- **Job**
Set down the data below from its first line to the line holding "import seaborn as sns", inclusive; omit all pictures.

Start Source excerpt

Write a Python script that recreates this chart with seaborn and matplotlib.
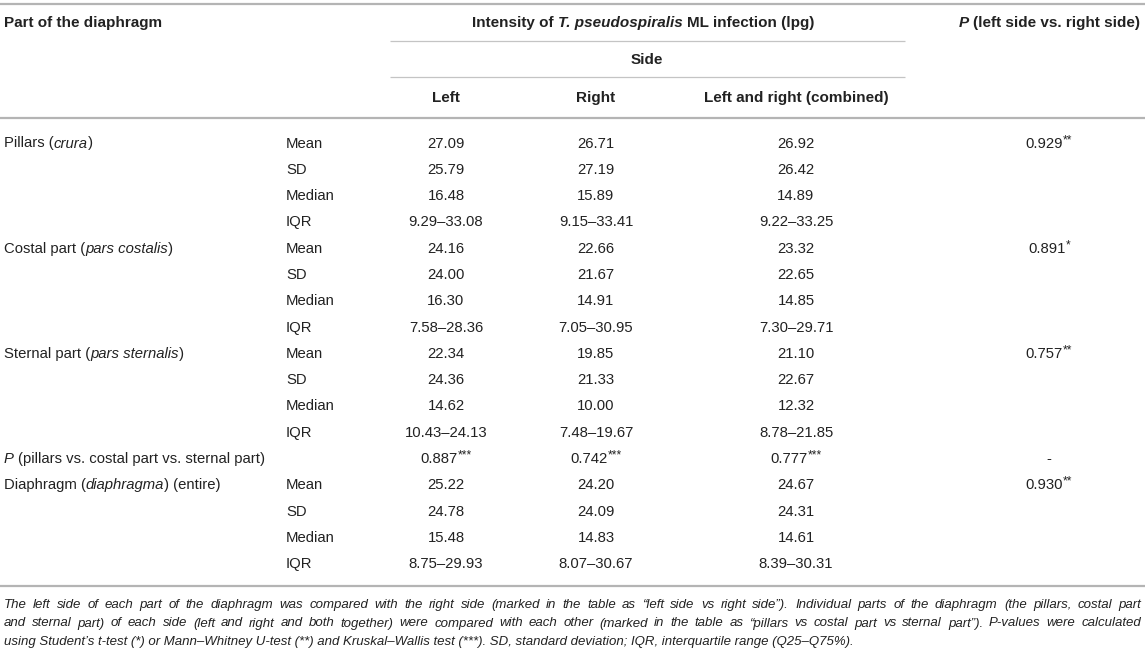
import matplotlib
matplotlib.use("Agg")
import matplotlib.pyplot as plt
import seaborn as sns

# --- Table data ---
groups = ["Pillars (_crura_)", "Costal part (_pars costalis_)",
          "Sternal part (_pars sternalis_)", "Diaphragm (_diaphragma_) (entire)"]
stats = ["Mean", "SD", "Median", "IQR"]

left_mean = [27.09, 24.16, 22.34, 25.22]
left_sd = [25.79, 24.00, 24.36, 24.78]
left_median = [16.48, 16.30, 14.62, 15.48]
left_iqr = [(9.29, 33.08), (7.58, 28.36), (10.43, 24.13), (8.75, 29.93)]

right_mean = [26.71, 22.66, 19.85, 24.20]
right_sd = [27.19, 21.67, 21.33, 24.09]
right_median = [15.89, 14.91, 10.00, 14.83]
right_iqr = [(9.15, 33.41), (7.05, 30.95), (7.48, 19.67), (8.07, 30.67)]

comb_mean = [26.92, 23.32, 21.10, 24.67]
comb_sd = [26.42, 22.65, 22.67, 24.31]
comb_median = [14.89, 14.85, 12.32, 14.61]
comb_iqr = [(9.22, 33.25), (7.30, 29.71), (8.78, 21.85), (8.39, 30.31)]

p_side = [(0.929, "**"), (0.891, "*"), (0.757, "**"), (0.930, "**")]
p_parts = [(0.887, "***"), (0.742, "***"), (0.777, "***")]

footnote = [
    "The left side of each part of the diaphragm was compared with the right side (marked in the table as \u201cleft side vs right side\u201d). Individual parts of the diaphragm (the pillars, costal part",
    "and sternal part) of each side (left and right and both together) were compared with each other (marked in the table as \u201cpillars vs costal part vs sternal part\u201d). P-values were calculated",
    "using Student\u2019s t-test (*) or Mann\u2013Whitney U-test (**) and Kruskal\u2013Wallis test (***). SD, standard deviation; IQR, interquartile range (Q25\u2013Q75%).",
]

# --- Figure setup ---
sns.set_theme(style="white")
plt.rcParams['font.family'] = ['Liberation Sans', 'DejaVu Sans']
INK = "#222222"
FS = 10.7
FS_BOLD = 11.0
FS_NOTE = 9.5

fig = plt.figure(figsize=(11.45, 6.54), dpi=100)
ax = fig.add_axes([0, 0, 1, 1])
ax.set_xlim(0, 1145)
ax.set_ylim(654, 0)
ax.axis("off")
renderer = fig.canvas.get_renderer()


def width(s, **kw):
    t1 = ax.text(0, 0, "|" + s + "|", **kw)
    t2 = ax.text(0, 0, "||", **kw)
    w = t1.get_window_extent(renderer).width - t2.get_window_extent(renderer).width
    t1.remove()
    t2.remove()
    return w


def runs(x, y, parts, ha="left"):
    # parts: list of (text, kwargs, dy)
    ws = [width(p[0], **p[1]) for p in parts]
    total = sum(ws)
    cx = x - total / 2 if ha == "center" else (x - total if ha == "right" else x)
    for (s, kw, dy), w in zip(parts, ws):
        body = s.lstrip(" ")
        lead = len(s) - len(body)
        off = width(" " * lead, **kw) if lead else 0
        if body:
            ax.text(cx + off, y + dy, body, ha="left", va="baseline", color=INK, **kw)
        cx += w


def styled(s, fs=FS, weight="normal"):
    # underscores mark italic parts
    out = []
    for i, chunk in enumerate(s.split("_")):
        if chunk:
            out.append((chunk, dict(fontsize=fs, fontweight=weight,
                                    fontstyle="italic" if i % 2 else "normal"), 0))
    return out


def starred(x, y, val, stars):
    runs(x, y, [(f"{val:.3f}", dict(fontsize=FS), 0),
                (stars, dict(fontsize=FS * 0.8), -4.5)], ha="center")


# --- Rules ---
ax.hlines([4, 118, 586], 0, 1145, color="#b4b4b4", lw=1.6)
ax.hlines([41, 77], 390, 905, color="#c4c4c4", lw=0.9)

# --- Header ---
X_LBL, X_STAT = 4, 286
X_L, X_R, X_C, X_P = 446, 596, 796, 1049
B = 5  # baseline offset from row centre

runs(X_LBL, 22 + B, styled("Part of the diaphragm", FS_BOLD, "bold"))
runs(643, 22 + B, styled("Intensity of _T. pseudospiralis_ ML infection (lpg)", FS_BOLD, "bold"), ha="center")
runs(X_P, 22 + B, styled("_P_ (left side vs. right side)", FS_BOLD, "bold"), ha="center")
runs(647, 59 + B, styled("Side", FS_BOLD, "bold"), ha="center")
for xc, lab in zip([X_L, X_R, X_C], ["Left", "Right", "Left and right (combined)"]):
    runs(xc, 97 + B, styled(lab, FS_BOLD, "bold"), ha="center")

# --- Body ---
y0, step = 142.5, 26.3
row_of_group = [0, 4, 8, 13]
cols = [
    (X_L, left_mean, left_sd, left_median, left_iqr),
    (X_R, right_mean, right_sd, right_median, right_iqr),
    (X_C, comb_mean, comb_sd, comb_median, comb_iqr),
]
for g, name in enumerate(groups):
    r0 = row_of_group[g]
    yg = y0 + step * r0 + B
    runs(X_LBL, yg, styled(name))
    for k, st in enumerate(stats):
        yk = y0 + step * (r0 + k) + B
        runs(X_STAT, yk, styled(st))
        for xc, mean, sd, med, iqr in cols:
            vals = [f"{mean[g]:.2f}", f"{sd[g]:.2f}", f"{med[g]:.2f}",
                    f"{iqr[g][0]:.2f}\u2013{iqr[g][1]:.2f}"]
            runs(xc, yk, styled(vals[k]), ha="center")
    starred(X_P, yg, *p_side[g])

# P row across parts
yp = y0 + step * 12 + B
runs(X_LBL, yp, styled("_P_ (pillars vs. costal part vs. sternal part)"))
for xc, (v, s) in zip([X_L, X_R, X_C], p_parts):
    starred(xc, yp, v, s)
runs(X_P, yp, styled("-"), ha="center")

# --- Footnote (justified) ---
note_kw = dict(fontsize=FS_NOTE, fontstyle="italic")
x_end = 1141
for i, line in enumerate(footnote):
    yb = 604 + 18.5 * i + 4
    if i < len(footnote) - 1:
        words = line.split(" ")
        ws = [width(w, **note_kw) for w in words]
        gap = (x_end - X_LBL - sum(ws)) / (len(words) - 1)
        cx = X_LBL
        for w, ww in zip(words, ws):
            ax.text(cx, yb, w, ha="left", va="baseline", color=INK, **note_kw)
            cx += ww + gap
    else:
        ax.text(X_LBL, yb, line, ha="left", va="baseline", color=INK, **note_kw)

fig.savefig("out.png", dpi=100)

End Source excerpt

- **Reply to the task**
Write a Python script that recreates this chart with seaborn and matplotlib.
import matplotlib
matplotlib.use("Agg")
import matplotlib.pyplot as plt
import seaborn as sns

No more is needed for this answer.